The first ever sepoy mutiny that took place in the whole of British India (which includes present Pakistan and Bangladesh) was in Visakhapatnam. This fact is little known in the town and almost unknown to the rest of the country. This is because whenever the term sepoy mutiny in India is mentioned, it almost always refers to the Indian Sepoy Mutiny against the British in North and Central India in 1857. This can be attributed to the fact that very little is known about the various sepoy mutinies that took place, at different locations during different points in time, in British India.
The reason for the 1857 mutiny was attributed to the greasing of cartridges with either cow or pig fat. But this only acted as a spark for the already surcharged discontent against the East India Company in particular and the British rule in general.
Similarly, there were different reasons for the different mutinies that took place previous to 1857. The underlying reasons for all those were the same discontent and anti-British sentiments.
The sepoy mutiny in Visakhapatnam was when native soldiers took up arms against the British officers and killed them for the first time on 3 October, 1780. In this mutiny, three British officers were killed as per British records, the chief of the settlement was imprisoned, the treasury and armoury were looted and the cantonment was plundered. Then the native soldiers started to march towards the South to join Hyder Ali’s forces in the Carnatic region to fight against the British. After a few days, with the help of the Zamindars and their forces, the mutineers were apprehended on 8 October, 1780 and brought back to Visakhapatnam. They were tried by the British for the mutiny and looting. The ringleaders were tied to the guns and were blown.

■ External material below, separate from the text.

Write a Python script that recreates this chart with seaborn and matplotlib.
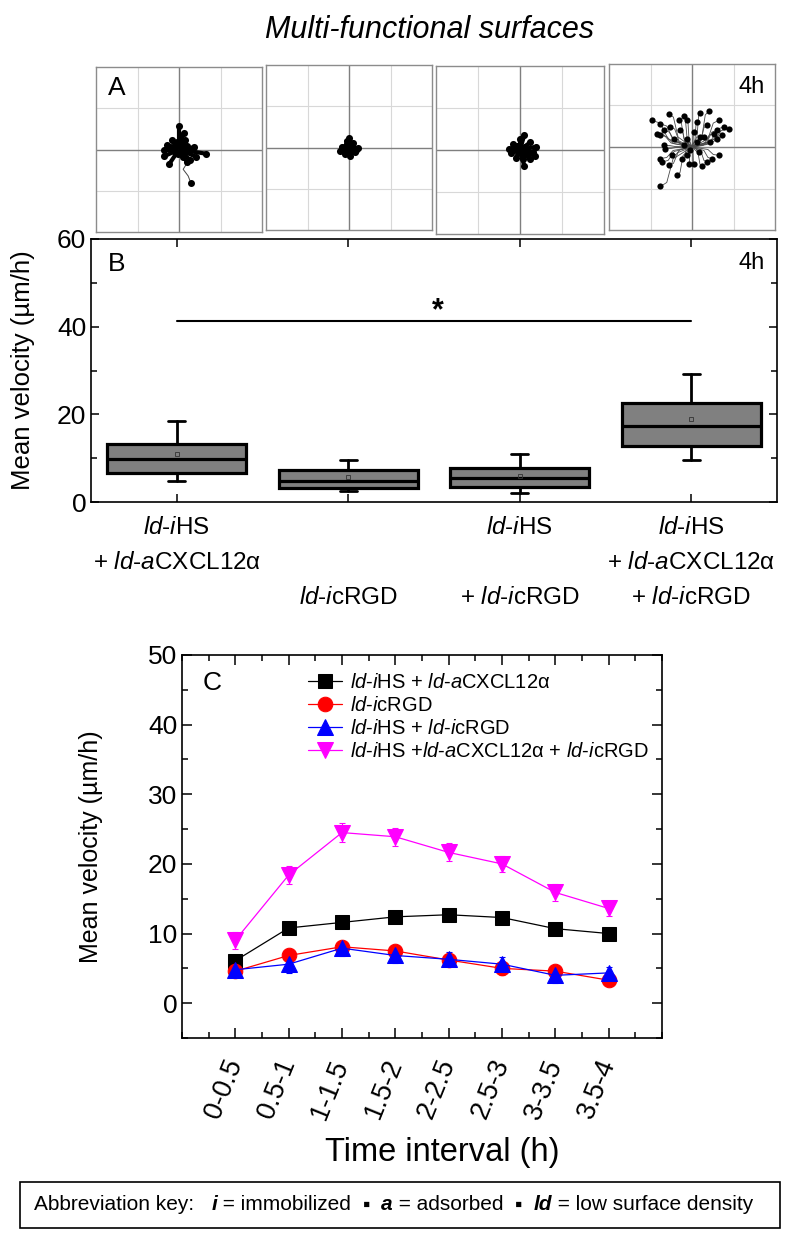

All the three British officers might have been buried at the Old European cemetery in Visakhapatnam but today, only the grave of a young officer by the name Kingsford Venner is left intact. The inscription on this grave, mentioning the mutiny, stands testimony to this historic event. An image of this is shared below:
Subsequent to this mutiny, nearly after 25 years, another sepoy mutiny took place at Vellore on 10 July, 1806. Almost 130 British soldiers were killed. Though the number of British personnel killed were more in number, the sepoy mutiny at Visakhapatnam happens to be the first in history. But in 2006, the then Tamil Nadu Government celebrated its 200 years jubilee stating the Vellore Mutiny to be the first in India. The Tamil Nadu Government raised a memorial at the Vellore Fort, issued a post stamp and released a Postal cover commemorating the 200 years of the mutiny there.
In fact, the first spark of the Indian freedom struggle was lighted at Visakhapatnam. The Mutiny at Visakhapatnam was the first ever sepoy mutiny that took place in the whole of British India where the native sepoys took charge and killed the British Officers. Now, the Indian National Trust for Art and Cultural Heritage (INTACH) – Visakhapatnam Chapter – wishes to bring it to the notice of the concerned government authorities and local political leaders, so that a suitable memorial commemorating that first mutiny can be raised in the old town of Visakhapatnam, the same place where the event took place. The City of Visakhapatnam will thereby find a place of glory in the country’s history for its contribution to the freedom struggle. It will also become a tourist attraction.
The above-mentioned facts about the 1780 Sepoy Mutiny have been provided by Vijjeswarapu Edward Paul, a city-based History Researcher. A retired Shipping Manager by profession, the septuagenarian, belying his age, has been collecting data on Vizag from British Library, London, Tamil Nadu Govt. Archives, Christian Theological college Archives at Bangalore and Hyderabad, and other public libraries.